David Kendall in "the labyrinth".


Something a bit Wild West about this gate. Appropriately, it was High Noon.


A bowser spraying water - I think to keep down dust.


On the left, one of the ugliest buildings in London. Portacabin aesthetics.


For pity's sake, that's atrocious.


The Fence absorbs a signpost like some spreading alien presence out of early JG Ballard. No through road.


I love this photograph. The church is gone.


Lock-keeper's cottage, a bizarre survivor just off the ultra-urban main road into Stratford. New security infrastructure keeps an eye.


Greenway fact: Gandhi like to walk along it when he was a law student in London before the First World War.

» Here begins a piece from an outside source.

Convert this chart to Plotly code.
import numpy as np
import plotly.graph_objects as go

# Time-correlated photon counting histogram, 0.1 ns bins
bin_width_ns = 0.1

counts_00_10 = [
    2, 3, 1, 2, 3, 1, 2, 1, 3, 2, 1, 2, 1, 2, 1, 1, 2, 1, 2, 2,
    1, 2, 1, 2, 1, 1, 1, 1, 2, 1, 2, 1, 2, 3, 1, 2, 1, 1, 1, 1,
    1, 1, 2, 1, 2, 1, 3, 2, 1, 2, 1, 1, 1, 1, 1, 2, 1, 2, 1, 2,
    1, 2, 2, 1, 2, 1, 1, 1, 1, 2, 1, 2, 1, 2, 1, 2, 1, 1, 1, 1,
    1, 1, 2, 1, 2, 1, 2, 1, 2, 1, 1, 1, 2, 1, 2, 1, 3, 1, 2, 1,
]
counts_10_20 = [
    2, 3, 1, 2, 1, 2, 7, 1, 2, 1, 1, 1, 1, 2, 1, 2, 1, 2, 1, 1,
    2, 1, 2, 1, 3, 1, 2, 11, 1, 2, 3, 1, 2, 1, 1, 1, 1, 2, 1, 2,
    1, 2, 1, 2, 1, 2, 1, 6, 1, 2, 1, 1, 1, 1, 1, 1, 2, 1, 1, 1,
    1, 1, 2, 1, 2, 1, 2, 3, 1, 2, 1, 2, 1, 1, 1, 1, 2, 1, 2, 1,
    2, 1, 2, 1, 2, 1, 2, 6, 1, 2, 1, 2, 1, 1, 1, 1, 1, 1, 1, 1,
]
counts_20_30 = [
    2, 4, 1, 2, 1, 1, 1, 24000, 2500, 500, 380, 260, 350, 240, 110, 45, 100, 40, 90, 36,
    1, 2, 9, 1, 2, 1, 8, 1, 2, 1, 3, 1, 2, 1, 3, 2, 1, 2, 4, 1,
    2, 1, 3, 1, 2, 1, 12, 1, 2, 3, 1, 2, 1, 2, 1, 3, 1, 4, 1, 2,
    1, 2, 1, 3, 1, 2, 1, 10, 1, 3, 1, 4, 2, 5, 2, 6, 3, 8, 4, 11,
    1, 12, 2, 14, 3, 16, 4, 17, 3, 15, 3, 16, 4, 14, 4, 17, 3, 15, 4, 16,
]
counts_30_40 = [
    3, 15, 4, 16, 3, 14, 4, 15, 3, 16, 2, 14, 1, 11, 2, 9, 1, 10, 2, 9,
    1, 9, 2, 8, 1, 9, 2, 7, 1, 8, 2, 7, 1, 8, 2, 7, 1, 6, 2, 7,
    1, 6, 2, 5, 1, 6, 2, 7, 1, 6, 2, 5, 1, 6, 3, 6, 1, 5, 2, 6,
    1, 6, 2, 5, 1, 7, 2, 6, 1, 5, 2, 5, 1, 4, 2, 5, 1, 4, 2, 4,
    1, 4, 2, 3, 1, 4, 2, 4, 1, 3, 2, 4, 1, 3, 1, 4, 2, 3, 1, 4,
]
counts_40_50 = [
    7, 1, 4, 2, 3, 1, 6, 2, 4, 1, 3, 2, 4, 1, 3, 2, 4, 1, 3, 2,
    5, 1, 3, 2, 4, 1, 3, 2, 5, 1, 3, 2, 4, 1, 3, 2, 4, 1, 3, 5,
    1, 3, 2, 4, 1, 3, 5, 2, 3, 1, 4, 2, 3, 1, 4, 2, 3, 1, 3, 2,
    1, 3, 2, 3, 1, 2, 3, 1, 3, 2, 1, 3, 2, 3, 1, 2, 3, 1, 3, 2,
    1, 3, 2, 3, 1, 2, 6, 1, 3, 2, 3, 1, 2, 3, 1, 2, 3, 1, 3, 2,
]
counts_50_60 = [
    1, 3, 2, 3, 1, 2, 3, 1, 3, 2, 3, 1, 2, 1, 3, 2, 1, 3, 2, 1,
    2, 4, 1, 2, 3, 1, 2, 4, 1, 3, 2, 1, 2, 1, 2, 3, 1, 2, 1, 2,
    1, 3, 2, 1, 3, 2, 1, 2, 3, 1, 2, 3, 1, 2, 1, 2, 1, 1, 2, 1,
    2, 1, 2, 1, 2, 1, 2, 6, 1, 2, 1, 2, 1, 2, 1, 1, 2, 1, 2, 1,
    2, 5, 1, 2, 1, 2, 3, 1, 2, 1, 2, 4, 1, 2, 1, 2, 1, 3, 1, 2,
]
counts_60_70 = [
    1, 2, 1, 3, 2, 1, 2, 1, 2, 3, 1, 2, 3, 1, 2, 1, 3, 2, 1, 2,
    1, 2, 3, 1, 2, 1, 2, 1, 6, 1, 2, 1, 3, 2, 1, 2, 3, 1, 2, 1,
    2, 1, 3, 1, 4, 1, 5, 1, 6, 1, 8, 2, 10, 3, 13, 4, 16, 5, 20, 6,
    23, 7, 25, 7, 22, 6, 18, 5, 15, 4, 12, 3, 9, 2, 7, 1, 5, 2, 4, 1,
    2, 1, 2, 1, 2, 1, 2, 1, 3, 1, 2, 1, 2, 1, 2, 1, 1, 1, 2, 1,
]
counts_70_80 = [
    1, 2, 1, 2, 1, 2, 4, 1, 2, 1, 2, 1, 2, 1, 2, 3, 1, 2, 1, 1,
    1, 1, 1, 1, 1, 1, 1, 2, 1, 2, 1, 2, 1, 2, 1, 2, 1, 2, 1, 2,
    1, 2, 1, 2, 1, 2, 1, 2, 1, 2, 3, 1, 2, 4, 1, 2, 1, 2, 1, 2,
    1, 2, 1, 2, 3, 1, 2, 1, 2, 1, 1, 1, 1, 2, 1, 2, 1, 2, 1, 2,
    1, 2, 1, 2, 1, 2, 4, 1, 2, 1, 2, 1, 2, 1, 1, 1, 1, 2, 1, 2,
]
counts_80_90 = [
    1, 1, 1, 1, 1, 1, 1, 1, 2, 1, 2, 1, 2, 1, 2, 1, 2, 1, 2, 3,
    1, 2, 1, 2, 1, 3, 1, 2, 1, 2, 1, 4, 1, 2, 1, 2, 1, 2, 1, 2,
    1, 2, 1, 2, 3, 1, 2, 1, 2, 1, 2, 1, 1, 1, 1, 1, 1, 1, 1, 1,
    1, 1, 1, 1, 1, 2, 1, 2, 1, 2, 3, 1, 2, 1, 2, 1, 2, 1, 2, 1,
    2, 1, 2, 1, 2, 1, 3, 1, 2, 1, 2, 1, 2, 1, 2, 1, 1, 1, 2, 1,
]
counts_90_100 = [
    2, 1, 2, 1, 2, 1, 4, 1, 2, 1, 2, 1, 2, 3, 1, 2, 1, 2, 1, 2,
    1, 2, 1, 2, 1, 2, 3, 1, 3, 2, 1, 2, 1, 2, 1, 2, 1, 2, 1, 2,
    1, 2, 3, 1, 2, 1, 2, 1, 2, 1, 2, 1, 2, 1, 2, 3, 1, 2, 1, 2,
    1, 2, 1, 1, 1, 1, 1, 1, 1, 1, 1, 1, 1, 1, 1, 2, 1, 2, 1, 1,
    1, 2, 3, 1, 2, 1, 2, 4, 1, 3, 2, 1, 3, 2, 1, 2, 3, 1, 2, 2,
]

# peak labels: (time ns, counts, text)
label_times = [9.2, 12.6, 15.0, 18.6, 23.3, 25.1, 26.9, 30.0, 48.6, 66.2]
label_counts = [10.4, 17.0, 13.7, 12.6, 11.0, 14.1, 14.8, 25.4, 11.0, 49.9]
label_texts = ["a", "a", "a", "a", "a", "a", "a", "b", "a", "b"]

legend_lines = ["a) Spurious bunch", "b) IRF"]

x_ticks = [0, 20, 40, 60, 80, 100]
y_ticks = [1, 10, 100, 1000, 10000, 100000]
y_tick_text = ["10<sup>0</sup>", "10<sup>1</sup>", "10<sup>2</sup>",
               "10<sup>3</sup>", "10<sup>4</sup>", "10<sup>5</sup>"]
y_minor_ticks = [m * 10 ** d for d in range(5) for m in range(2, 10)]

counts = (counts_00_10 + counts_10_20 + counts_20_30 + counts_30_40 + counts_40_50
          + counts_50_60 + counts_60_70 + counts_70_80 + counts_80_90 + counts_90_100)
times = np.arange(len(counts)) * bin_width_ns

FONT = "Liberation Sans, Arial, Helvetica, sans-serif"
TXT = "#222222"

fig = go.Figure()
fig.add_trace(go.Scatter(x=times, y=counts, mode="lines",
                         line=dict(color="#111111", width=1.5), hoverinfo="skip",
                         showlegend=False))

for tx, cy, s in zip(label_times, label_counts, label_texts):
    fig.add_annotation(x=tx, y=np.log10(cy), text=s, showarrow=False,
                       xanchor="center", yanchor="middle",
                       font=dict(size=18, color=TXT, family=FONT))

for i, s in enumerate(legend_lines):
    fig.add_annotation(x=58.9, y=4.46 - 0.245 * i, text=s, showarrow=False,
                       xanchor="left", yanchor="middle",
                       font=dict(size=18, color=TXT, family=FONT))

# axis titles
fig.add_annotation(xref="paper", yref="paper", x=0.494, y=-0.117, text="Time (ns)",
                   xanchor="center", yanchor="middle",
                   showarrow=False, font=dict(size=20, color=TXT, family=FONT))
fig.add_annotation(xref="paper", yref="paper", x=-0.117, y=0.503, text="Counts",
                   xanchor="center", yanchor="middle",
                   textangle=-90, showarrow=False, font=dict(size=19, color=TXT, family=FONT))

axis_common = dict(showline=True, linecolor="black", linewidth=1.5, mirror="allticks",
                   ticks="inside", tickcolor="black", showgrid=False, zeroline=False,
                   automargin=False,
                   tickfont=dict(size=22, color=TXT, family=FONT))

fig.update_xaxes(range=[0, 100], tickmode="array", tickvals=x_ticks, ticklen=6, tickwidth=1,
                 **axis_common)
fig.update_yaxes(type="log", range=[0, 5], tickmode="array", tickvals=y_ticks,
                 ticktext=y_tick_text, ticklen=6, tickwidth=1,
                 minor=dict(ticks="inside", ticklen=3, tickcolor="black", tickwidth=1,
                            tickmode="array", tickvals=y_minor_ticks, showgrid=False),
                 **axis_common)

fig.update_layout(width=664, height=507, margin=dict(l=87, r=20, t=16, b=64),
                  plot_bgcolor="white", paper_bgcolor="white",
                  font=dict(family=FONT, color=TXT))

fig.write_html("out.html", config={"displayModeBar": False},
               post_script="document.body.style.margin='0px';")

The fence was punctured up ahead - they appear to be building a jetty for accepting deliveries by barge. We went to have a closer look.


The path along the riverside had been blocked by The Fence, and the fly-tippers have moved into its amputated remains. Some fibreglass cornices from an obsolete effort at home improvement.

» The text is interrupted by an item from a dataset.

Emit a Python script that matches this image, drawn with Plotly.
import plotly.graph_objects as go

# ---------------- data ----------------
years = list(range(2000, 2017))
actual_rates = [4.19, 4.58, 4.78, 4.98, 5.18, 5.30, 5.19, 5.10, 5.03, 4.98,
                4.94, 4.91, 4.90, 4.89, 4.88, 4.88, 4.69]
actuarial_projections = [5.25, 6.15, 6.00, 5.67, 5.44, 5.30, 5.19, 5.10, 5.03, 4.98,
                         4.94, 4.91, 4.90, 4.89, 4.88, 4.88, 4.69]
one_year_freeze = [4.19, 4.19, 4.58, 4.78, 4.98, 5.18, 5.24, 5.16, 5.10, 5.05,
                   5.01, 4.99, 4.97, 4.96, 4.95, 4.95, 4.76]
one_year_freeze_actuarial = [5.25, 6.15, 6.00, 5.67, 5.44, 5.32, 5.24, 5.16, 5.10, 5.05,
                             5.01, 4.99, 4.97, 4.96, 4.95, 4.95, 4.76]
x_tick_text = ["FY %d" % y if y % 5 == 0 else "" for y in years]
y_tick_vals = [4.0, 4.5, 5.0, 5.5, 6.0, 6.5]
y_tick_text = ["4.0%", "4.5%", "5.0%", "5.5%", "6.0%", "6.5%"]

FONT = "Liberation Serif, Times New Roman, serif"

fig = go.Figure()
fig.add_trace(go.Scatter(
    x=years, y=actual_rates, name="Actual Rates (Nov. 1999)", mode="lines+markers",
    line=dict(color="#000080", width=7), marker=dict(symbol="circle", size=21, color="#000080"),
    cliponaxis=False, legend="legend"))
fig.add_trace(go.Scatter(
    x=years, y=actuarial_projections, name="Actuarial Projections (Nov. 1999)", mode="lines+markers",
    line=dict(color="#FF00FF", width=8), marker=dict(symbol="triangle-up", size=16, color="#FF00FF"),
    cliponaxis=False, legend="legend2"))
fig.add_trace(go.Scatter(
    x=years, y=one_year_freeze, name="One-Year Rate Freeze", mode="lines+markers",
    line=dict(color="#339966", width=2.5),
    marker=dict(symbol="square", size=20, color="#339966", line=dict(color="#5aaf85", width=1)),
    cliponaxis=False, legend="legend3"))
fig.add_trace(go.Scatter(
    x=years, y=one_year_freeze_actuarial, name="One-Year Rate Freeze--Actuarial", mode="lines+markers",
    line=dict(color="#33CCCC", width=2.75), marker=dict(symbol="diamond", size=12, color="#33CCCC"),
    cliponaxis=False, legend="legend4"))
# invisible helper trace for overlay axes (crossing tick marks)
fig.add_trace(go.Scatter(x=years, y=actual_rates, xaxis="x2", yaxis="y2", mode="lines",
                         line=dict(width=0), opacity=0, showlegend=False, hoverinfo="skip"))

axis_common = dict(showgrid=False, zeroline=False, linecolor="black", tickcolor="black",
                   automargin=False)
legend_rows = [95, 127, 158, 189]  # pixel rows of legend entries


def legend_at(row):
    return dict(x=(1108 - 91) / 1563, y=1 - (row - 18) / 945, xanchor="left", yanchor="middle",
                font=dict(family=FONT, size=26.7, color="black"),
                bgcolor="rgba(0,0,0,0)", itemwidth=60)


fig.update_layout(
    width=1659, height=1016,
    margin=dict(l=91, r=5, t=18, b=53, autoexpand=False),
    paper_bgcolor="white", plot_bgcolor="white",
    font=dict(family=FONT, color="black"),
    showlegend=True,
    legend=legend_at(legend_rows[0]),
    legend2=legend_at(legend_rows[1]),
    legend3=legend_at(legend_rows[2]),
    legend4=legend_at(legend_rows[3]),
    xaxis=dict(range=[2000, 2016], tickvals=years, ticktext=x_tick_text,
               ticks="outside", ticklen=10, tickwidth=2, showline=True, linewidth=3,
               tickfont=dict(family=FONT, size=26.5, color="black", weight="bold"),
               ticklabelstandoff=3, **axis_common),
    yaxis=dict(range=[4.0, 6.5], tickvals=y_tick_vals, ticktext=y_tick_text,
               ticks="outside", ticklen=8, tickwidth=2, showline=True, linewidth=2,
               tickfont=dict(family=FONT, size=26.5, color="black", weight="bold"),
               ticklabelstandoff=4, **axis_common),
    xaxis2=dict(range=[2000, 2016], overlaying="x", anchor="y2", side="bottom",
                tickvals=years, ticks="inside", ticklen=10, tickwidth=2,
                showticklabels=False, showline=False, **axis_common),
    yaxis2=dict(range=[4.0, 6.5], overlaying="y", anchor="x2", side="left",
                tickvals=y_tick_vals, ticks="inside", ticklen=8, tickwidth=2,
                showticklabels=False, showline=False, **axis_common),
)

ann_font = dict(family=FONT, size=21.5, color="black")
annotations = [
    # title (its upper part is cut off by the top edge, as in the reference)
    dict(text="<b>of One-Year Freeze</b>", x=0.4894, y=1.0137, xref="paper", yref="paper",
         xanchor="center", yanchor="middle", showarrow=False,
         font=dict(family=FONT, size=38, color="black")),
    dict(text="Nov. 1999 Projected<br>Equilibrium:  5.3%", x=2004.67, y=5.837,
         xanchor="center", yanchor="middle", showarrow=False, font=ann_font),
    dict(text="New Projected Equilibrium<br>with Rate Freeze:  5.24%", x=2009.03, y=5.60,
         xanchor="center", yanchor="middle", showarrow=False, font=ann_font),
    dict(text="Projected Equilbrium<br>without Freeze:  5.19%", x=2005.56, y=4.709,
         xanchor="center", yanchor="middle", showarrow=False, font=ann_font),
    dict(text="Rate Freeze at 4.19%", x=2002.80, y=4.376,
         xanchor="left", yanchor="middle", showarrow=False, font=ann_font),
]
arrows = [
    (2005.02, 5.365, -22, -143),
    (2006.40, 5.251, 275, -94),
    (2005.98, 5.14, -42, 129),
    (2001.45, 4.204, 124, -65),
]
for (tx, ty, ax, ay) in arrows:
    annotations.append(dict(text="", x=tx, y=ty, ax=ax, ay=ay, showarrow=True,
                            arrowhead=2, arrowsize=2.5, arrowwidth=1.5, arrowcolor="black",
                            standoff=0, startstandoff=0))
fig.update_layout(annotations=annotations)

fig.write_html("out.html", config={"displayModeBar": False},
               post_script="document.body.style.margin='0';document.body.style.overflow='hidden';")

Fly-tippers. The filth here was indescribable.


RIVER. Plus blocked archway, as if it has been filled in with that coloured gunk dentists use.

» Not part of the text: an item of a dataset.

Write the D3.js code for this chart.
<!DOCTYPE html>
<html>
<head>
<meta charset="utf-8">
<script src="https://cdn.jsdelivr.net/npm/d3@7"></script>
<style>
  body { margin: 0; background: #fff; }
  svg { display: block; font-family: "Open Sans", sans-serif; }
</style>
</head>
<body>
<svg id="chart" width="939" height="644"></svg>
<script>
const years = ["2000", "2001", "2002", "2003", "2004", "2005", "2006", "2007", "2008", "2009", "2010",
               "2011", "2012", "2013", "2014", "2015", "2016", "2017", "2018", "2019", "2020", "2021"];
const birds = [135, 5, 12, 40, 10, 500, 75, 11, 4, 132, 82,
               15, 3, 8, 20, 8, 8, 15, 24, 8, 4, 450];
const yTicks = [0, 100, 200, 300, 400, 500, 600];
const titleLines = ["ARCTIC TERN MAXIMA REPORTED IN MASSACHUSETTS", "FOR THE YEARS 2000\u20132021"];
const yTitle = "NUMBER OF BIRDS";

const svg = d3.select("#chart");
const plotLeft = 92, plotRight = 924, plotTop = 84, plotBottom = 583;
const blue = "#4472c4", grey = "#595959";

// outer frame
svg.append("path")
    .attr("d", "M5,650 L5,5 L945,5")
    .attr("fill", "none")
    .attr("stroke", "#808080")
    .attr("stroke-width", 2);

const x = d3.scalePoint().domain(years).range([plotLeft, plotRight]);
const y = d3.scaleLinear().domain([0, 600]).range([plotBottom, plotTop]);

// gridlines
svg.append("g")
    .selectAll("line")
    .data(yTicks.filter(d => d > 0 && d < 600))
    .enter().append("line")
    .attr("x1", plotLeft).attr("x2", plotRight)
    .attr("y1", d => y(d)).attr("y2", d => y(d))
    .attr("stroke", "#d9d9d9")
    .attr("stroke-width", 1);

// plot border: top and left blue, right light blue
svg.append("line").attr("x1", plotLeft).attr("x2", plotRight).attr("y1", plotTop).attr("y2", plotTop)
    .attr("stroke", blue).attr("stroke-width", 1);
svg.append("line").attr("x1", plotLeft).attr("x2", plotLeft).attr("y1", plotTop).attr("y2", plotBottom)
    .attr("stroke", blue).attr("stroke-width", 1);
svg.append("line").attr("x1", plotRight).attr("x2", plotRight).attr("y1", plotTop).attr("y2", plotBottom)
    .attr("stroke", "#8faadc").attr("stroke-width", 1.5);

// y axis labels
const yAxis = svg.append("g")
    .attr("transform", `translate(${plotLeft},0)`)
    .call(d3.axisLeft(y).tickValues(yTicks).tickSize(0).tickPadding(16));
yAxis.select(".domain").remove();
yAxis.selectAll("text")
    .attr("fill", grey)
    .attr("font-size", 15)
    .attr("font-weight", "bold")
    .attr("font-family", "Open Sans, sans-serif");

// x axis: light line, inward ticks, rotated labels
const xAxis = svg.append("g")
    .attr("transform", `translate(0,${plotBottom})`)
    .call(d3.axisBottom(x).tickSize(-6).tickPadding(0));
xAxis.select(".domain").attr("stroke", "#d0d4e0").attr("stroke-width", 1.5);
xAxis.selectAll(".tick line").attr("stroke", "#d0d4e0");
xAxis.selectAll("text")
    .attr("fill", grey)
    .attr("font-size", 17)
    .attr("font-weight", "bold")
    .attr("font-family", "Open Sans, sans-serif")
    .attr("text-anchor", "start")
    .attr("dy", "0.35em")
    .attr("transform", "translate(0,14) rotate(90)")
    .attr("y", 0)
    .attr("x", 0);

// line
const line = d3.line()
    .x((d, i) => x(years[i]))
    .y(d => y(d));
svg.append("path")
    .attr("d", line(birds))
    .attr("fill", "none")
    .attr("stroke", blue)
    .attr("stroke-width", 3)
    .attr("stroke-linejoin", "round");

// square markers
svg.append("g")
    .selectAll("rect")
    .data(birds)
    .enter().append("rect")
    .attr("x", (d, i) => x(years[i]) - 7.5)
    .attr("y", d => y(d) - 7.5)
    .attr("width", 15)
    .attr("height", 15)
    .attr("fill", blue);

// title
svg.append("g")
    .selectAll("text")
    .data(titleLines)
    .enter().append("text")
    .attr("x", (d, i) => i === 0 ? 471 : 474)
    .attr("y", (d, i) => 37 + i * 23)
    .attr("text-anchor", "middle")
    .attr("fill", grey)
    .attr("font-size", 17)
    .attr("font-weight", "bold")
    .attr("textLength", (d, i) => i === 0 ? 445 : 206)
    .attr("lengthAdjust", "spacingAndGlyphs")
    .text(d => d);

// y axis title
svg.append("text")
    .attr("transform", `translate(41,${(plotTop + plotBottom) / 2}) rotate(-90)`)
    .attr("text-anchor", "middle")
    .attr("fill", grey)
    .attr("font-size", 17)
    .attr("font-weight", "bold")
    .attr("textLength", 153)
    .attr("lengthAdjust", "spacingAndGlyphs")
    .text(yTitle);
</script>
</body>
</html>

This was the only Union flag I saw on the site, which was something of a surprise. I expected more national symbols.


I only saw one of these, as well - inconspicuous, bolted to the end of a crash barrier. An early hint at future walking routes, or a leftover from an old route now truncated. We terminated the walk at Pudding Mill Lane and went to Greenwich for lunch and to discuss the day.

There are more photographs on my Flickr stream.

3 comments:

Rich T said...

Excellent reportage!

Anonymous said...

i live just down the road in hackney and really enjoyed looking through your post, thanks.

john tonta said...

what amazing photos and a fantastic journey, well shared.